▶ **DATASET EXTRACT**
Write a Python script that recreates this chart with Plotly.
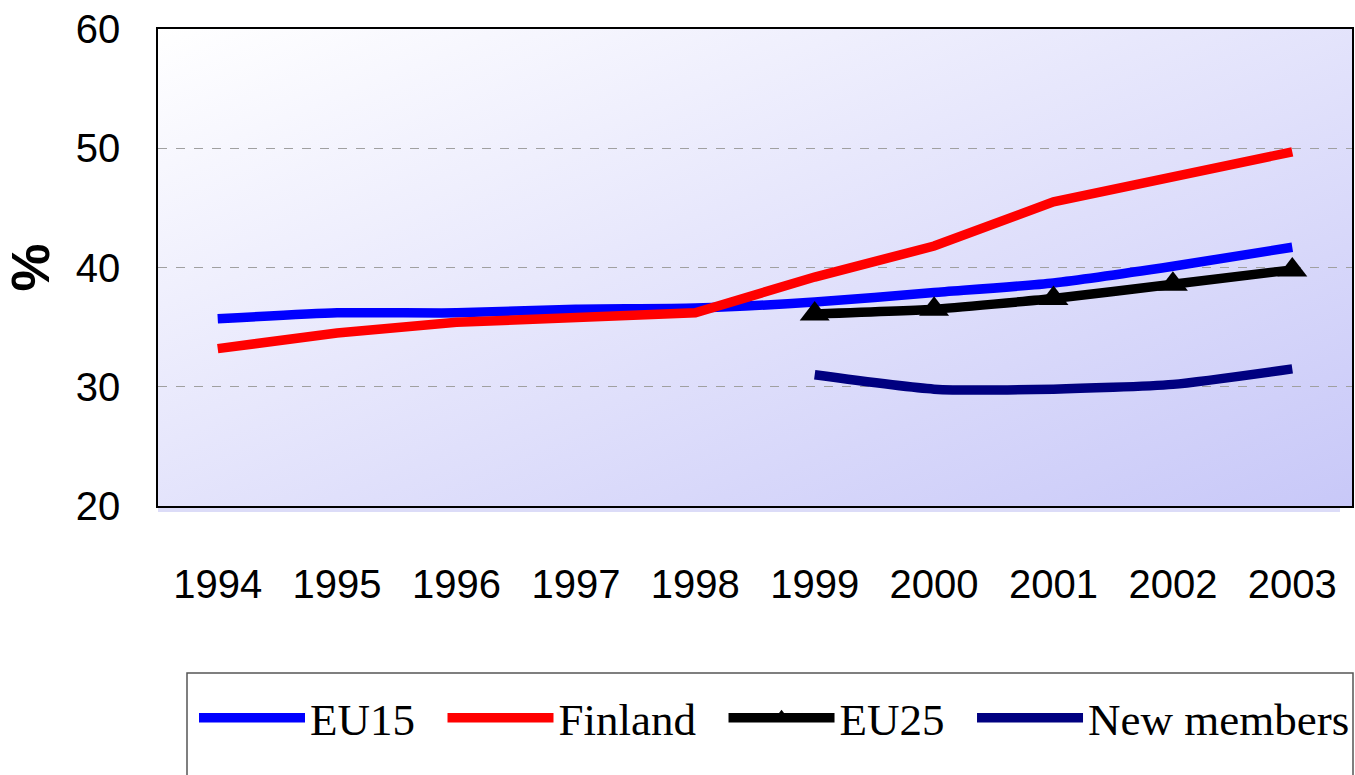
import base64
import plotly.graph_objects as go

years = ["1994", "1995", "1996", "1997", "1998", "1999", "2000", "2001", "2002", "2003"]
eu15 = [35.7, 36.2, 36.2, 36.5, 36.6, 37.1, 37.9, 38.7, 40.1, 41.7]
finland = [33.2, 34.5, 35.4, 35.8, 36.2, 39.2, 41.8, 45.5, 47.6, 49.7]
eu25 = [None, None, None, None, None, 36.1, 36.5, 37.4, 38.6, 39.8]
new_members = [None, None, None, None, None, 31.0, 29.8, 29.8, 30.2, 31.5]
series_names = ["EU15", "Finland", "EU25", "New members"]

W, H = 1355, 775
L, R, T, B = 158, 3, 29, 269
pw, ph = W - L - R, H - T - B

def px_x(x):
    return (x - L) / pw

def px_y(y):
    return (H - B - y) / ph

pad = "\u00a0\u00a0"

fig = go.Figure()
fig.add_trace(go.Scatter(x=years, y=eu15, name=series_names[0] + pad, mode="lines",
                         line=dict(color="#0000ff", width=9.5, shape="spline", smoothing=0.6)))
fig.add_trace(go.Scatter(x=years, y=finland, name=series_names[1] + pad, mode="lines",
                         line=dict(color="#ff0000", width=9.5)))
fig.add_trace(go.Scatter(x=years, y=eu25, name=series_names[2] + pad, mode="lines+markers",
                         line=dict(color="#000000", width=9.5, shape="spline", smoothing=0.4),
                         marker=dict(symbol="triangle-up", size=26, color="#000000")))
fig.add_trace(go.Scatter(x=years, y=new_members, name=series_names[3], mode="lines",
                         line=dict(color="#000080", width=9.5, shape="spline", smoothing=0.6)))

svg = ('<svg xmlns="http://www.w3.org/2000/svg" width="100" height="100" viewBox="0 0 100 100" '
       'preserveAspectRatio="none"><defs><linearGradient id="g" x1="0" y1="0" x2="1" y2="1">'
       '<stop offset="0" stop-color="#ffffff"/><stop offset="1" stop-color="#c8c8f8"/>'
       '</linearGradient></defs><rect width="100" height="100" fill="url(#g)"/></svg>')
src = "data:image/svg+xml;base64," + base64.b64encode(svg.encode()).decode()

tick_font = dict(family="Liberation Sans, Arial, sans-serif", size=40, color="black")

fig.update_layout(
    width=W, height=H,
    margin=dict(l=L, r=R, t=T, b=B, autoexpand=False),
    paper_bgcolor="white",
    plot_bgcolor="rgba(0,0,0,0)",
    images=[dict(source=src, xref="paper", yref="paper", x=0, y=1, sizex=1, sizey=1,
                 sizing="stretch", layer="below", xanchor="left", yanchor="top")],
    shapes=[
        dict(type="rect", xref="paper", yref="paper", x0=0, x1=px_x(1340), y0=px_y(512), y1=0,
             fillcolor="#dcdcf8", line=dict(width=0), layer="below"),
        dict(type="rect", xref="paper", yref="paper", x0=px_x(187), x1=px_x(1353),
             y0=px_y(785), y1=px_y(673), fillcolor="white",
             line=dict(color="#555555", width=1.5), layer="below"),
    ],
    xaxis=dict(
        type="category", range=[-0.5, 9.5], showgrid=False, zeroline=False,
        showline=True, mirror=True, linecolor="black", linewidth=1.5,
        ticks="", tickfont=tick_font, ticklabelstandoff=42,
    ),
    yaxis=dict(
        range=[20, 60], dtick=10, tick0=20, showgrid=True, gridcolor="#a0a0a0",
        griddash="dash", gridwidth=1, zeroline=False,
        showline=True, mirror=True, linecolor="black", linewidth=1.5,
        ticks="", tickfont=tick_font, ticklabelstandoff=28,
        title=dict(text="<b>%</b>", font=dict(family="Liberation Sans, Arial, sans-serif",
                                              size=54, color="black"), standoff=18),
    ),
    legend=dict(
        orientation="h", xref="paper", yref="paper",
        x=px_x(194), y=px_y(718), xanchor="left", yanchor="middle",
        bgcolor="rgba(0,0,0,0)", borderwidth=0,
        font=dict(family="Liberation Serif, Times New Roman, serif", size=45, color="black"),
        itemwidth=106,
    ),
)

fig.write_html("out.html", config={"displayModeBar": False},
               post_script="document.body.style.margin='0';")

▶ **YOUR GOAL**
Would you return the data exactly as written, without the pictures?

▶ **CORRECT RESULT**
Write a Python script that recreates this chart with Plotly.
import base64
import plotly.graph_objects as go

years = ["1994", "1995", "1996", "1997", "1998", "1999", "2000", "2001", "2002", "2003"]
eu15 = [35.7, 36.2, 36.2, 36.5, 36.6, 37.1, 37.9, 38.7, 40.1, 41.7]
finland = [33.2, 34.5, 35.4, 35.8, 36.2, 39.2, 41.8, 45.5, 47.6, 49.7]
eu25 = [None, None, None, None, None, 36.1, 36.5, 37.4, 38.6, 39.8]
new_members = [None, None, None, None, None, 31.0, 29.8, 29.8, 30.2, 31.5]
series_names = ["EU15", "Finland", "EU25", "New members"]

W, H = 1355, 775
L, R, T, B = 158, 3, 29, 269
pw, ph = W - L - R, H - T - B

def px_x(x):
    return (x - L) / pw

def px_y(y):
    return (H - B - y) / ph

pad = "\u00a0\u00a0"

fig = go.Figure()
fig.add_trace(go.Scatter(x=years, y=eu15, name=series_names[0] + pad, mode="lines",
                         line=dict(color="#0000ff", width=9.5, shape="spline", smoothing=0.6)))
fig.add_trace(go.Scatter(x=years, y=finland, name=series_names[1] + pad, mode="lines",
                         line=dict(color="#ff0000", width=9.5)))
fig.add_trace(go.Scatter(x=years, y=eu25, name=series_names[2] + pad, mode="lines+markers",
                         line=dict(color="#000000", width=9.5, shape="spline", smoothing=0.4),
                         marker=dict(symbol="triangle-up", size=26, color="#000000")))
fig.add_trace(go.Scatter(x=years, y=new_members, name=series_names[3], mode="lines",
                         line=dict(color="#000080", width=9.5, shape="spline", smoothing=0.6)))

svg = ('<svg xmlns="http://www.w3.org/2000/svg" width="100" height="100" viewBox="0 0 100 100" '
       'preserveAspectRatio="none"><defs><linearGradient id="g" x1="0" y1="0" x2="1" y2="1">'
       '<stop offset="0" stop-color="#ffffff"/><stop offset="1" stop-color="#c8c8f8"/>'
       '</linearGradient></defs><rect width="100" height="100" fill="url(#g)"/></svg>')
src = "data:image/svg+xml;base64," + base64.b64encode(svg.encode()).decode()

tick_font = dict(family="Liberation Sans, Arial, sans-serif", size=40, color="black")

fig.update_layout(
    width=W, height=H,
    margin=dict(l=L, r=R, t=T, b=B, autoexpand=False),
    paper_bgcolor="white",
    plot_bgcolor="rgba(0,0,0,0)",
    images=[dict(source=src, xref="paper", yref="paper", x=0, y=1, sizex=1, sizey=1,
                 sizing="stretch", layer="below", xanchor="left", yanchor="top")],
    shapes=[
        dict(type="rect", xref="paper", yref="paper", x0=0, x1=px_x(1340), y0=px_y(512), y1=0,
             fillcolor="#dcdcf8", line=dict(width=0), layer="below"),
        dict(type="rect", xref="paper", yref="paper", x0=px_x(187), x1=px_x(1353),
             y0=px_y(785), y1=px_y(673), fillcolor="white",
             line=dict(color="#555555", width=1.5), layer="below"),
    ],
    xaxis=dict(
        type="category", range=[-0.5, 9.5], showgrid=False, zeroline=False,
        showline=True, mirror=True, linecolor="black", linewidth=1.5,
        ticks="", tickfont=tick_font, ticklabelstandoff=42,
    ),
    yaxis=dict(
        range=[20, 60], dtick=10, tick0=20, showgrid=True, gridcolor="#a0a0a0",
        griddash="dash", gridwidth=1, zeroline=False,
        showline=True, mirror=True, linecolor="black", linewidth=1.5,
        ticks="", tickfont=tick_font, ticklabelstandoff=28,
        title=dict(text="<b>%</b>", font=dict(family="Liberation Sans, Arial, sans-serif",
                                              size=54, color="black"), standoff=18),
    ),
    legend=dict(
        orientation="h", xref="paper", yref="paper",
        x=px_x(194), y=px_y(718), xanchor="left", yanchor="middle",
        bgcolor="rgba(0,0,0,0)", borderwidth=0,
        font=dict(family="Liberation Serif, Times New Roman, serif", size=45, color="black"),
        itemwidth=106,
    ),
)

fig.write_html("out.html", config={"displayModeBar": False},
               post_script="document.body.style.margin='0';")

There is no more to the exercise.